- [Problem description] Reproduce verbatim the lines up to and including the one with "ax.tick_params(axis='x', pad=8)", starting from the first.

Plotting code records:
::::::::

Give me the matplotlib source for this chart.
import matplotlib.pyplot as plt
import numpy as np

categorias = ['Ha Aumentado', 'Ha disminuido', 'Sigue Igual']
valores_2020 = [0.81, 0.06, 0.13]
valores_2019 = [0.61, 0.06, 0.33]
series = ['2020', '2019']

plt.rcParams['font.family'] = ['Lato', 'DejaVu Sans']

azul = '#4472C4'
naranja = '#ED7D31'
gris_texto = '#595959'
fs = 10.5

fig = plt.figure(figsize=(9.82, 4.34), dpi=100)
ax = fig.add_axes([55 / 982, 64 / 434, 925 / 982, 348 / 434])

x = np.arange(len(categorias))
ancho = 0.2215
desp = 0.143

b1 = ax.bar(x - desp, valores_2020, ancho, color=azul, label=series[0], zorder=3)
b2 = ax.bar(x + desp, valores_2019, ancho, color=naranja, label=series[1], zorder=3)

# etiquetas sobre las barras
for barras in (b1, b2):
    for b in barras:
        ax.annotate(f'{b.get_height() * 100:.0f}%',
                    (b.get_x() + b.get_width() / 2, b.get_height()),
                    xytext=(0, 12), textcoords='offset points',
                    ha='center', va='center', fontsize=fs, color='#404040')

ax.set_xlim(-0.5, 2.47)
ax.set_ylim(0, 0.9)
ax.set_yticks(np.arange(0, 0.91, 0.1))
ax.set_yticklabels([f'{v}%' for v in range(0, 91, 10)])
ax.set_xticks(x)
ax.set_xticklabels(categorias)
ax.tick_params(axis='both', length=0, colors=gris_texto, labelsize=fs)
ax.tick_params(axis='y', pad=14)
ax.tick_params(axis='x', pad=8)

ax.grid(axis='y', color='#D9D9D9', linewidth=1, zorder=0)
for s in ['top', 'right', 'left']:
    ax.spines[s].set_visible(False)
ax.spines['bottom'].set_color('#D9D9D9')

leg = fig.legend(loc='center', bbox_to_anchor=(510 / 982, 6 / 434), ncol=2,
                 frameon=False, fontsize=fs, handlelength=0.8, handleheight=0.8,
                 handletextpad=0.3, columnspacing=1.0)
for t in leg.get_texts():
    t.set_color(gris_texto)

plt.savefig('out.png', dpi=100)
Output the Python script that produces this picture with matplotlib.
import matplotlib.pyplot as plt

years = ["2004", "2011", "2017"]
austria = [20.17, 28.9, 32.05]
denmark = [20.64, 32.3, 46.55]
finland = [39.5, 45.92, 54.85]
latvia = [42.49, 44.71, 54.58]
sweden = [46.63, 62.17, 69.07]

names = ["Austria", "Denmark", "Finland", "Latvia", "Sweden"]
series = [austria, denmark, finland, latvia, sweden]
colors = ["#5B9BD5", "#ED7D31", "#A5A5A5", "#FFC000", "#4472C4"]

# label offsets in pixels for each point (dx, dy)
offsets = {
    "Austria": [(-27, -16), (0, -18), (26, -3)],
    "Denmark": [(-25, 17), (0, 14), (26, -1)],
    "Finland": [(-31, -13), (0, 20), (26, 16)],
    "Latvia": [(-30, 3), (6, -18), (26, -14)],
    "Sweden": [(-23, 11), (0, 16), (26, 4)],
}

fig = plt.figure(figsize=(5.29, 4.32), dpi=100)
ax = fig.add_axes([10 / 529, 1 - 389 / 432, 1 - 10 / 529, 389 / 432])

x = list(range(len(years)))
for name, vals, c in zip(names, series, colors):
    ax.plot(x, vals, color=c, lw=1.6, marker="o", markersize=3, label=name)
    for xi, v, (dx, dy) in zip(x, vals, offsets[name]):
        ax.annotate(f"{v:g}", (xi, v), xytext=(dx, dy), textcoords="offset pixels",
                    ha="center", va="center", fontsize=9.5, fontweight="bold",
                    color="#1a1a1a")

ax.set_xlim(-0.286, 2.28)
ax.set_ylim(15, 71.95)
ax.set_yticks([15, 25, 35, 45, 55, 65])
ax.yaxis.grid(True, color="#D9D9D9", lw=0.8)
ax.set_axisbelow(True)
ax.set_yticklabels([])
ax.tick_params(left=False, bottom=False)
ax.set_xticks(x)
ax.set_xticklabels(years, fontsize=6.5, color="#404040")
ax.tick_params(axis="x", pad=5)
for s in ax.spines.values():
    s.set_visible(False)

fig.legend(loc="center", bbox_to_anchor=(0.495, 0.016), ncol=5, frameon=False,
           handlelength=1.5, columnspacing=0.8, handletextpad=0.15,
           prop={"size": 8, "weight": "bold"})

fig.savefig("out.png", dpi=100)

::::::::

- [Answer to the task]
Give me the matplotlib source for this chart.
import matplotlib.pyplot as plt
import numpy as np

categorias = ['Ha Aumentado', 'Ha disminuido', 'Sigue Igual']
valores_2020 = [0.81, 0.06, 0.13]
valores_2019 = [0.61, 0.06, 0.33]
series = ['2020', '2019']

plt.rcParams['font.family'] = ['Lato', 'DejaVu Sans']

azul = '#4472C4'
naranja = '#ED7D31'
gris_texto = '#595959'
fs = 10.5

fig = plt.figure(figsize=(9.82, 4.34), dpi=100)
ax = fig.add_axes([55 / 982, 64 / 434, 925 / 982, 348 / 434])

x = np.arange(len(categorias))
ancho = 0.2215
desp = 0.143

b1 = ax.bar(x - desp, valores_2020, ancho, color=azul, label=series[0], zorder=3)
b2 = ax.bar(x + desp, valores_2019, ancho, color=naranja, label=series[1], zorder=3)

# etiquetas sobre las barras
for barras in (b1, b2):
    for b in barras:
        ax.annotate(f'{b.get_height() * 100:.0f}%',
                    (b.get_x() + b.get_width() / 2, b.get_height()),
                    xytext=(0, 12), textcoords='offset points',
                    ha='center', va='center', fontsize=fs, color='#404040')

ax.set_xlim(-0.5, 2.47)
ax.set_ylim(0, 0.9)
ax.set_yticks(np.arange(0, 0.91, 0.1))
ax.set_yticklabels([f'{v}%' for v in range(0, 91, 10)])
ax.set_xticks(x)
ax.set_xticklabels(categorias)
ax.tick_params(axis='both', length=0, colors=gris_texto, labelsize=fs)
ax.tick_params(axis='y', pad=14)
ax.tick_params(axis='x', pad=8)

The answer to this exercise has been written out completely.